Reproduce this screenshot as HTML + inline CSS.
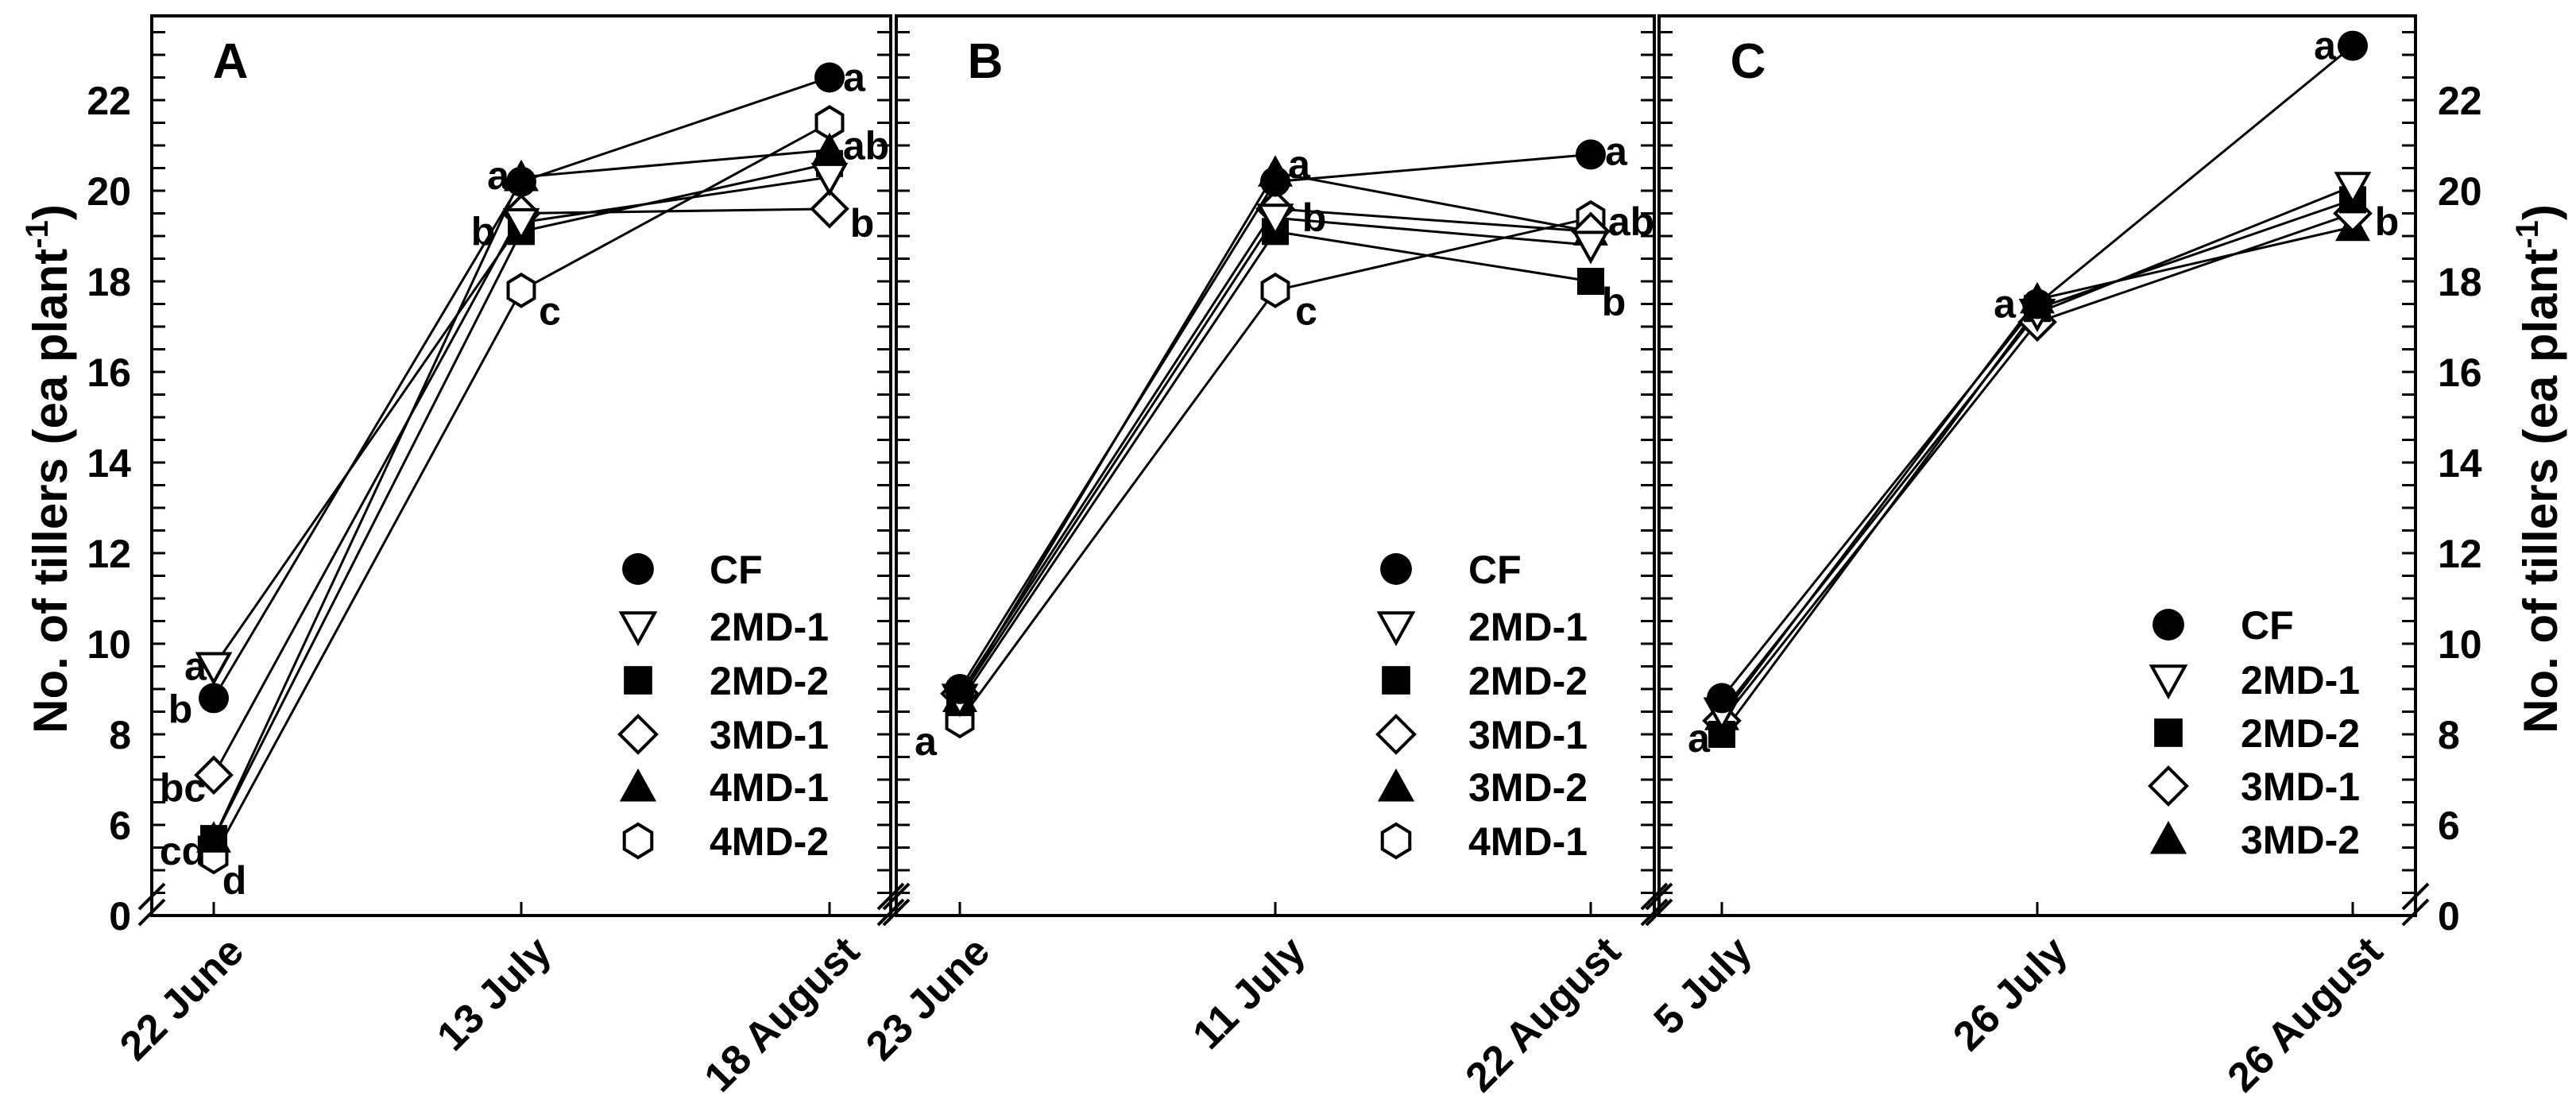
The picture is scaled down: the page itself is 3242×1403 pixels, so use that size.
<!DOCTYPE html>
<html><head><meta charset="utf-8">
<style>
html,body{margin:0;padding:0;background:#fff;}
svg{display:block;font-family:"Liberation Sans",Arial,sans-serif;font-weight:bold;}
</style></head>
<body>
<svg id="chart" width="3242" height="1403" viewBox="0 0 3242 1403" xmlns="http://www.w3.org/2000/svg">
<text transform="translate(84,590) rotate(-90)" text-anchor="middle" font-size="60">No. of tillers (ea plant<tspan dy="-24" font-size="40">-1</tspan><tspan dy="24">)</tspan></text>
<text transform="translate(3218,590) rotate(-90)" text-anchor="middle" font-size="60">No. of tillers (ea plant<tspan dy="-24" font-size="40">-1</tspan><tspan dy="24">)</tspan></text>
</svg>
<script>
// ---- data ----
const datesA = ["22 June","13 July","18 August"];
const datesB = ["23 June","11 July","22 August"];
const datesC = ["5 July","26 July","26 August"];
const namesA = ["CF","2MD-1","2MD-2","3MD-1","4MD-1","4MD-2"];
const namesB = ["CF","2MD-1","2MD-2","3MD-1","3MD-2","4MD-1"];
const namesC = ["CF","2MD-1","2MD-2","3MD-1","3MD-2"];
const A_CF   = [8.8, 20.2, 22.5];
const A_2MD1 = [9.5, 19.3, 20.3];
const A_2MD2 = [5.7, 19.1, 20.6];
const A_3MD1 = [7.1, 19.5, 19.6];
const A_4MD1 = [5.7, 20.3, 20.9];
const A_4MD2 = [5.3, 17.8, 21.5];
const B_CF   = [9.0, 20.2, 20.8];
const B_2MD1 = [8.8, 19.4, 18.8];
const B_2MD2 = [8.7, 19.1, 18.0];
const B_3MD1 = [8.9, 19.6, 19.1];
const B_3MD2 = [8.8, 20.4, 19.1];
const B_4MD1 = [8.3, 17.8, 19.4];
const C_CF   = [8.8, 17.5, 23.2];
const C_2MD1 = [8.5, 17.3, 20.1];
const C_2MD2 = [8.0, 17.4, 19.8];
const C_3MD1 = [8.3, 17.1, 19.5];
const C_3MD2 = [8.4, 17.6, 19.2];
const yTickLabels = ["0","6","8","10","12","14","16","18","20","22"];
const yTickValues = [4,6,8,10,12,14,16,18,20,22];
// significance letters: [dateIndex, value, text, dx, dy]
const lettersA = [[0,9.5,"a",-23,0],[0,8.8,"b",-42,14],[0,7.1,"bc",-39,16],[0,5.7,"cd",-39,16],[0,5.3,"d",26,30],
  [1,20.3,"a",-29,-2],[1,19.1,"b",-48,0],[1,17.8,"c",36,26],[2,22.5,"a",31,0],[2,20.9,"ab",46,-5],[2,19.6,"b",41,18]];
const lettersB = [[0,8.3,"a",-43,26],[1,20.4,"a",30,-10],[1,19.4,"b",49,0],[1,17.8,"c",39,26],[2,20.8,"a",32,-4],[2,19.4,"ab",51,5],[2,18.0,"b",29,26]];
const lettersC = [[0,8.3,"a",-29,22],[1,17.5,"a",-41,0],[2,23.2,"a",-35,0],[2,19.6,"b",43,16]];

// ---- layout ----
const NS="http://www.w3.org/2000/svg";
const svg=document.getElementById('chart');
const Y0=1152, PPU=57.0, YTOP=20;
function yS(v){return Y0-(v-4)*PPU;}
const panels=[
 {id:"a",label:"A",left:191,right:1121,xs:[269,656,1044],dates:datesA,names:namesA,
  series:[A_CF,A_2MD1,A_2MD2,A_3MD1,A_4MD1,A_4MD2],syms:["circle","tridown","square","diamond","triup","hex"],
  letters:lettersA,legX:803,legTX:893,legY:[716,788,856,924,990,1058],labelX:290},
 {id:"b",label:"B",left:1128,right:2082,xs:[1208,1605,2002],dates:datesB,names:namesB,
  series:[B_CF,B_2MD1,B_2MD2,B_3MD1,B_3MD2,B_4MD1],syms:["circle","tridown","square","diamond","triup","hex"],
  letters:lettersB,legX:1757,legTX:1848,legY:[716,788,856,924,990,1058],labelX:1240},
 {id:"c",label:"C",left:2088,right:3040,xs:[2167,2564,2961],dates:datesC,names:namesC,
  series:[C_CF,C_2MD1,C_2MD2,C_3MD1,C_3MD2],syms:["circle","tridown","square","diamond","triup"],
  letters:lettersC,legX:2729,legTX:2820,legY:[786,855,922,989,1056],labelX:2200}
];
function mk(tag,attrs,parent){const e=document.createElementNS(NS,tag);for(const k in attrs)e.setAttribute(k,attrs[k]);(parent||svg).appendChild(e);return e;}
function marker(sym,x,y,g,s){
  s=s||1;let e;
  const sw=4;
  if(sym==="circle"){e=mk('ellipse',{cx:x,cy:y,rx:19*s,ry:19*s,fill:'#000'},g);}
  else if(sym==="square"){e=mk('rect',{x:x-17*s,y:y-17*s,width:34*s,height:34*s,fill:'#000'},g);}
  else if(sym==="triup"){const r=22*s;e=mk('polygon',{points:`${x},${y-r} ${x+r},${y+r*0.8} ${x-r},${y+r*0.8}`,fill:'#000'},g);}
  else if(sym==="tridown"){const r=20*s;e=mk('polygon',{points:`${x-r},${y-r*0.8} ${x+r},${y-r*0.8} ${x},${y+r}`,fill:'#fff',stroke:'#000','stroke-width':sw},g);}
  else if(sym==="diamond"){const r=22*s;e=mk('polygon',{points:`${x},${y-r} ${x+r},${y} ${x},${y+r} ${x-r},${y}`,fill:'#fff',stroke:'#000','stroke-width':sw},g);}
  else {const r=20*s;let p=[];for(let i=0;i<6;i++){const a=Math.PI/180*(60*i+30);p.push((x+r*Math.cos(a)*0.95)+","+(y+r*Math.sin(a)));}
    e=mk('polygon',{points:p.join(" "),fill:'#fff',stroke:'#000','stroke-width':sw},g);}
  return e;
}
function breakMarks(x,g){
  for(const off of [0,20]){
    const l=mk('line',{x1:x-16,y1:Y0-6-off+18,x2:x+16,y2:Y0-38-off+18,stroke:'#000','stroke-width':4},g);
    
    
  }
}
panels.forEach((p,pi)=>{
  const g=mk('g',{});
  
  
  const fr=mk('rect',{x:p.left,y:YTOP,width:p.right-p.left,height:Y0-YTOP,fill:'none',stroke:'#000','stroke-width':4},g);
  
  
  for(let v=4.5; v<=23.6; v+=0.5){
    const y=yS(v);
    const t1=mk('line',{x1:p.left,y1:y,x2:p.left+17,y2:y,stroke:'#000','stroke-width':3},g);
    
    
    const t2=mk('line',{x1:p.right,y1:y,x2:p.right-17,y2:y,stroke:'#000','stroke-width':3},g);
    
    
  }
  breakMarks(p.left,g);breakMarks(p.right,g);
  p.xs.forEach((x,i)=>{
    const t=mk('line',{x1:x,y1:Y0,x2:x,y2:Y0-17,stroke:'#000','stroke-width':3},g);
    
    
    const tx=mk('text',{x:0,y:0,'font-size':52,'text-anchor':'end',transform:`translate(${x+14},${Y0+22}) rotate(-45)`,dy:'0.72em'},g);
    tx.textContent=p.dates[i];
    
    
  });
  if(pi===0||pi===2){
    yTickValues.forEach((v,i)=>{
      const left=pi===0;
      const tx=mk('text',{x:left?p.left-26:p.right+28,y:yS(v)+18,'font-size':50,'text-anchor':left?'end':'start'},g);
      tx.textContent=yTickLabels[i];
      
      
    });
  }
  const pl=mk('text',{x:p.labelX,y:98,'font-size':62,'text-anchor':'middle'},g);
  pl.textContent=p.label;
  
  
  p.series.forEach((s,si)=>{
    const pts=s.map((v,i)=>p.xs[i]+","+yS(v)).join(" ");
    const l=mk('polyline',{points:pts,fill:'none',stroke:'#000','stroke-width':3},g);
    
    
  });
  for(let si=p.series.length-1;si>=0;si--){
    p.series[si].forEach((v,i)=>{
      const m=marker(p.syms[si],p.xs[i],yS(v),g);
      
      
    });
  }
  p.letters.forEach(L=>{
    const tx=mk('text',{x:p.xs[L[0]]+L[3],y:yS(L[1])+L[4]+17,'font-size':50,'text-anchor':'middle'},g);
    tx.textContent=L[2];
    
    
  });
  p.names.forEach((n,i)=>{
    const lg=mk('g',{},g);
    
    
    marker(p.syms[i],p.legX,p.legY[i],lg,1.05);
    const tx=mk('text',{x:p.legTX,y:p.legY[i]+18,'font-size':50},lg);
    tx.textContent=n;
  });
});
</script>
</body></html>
————————
THE TASK
Report every line in the data above in which the word "size" appears.

SOLUTION
The picture is scaled down: the page itself is 3242×1403 pixels, so use that size.
<text transform="translate(84,590) rotate(-90)" text-anchor="middle" font-size="60">No. of tillers (ea plant<tspan dy="-24" font-size="40">-1</tspan><tspan dy="24">)</tspan></text>
<text transform="translate(3218,590) rotate(-90)" text-anchor="middle" font-size="60">No. of tillers (ea plant<tspan dy="-24" font-size="40">-1</tspan><tspan dy="24">)</tspan></text>
    const tx=mk('text',{x:0,y:0,'font-size':52,'text-anchor':'end',transform:`translate(${x+14},${Y0+22}) rotate(-45)`,dy:'0.72em'},g);
      const tx=mk('text',{x:left?p.left-26:p.right+28,y:yS(v)+18,'font-size':50,'text-anchor':left?'end':'start'},g);
  const pl=mk('text',{x:p.labelX,y:98,'font-size':62,'text-anchor':'middle'},g);
    const tx=mk('text',{x:p.xs[L[0]]+L[3],y:yS(L[1])+L[4]+17,'font-size':50,'text-anchor':'middle'},g);
    const tx=mk('text',{x:p.legTX,y:p.legY[i]+18,'font-size':50},lg);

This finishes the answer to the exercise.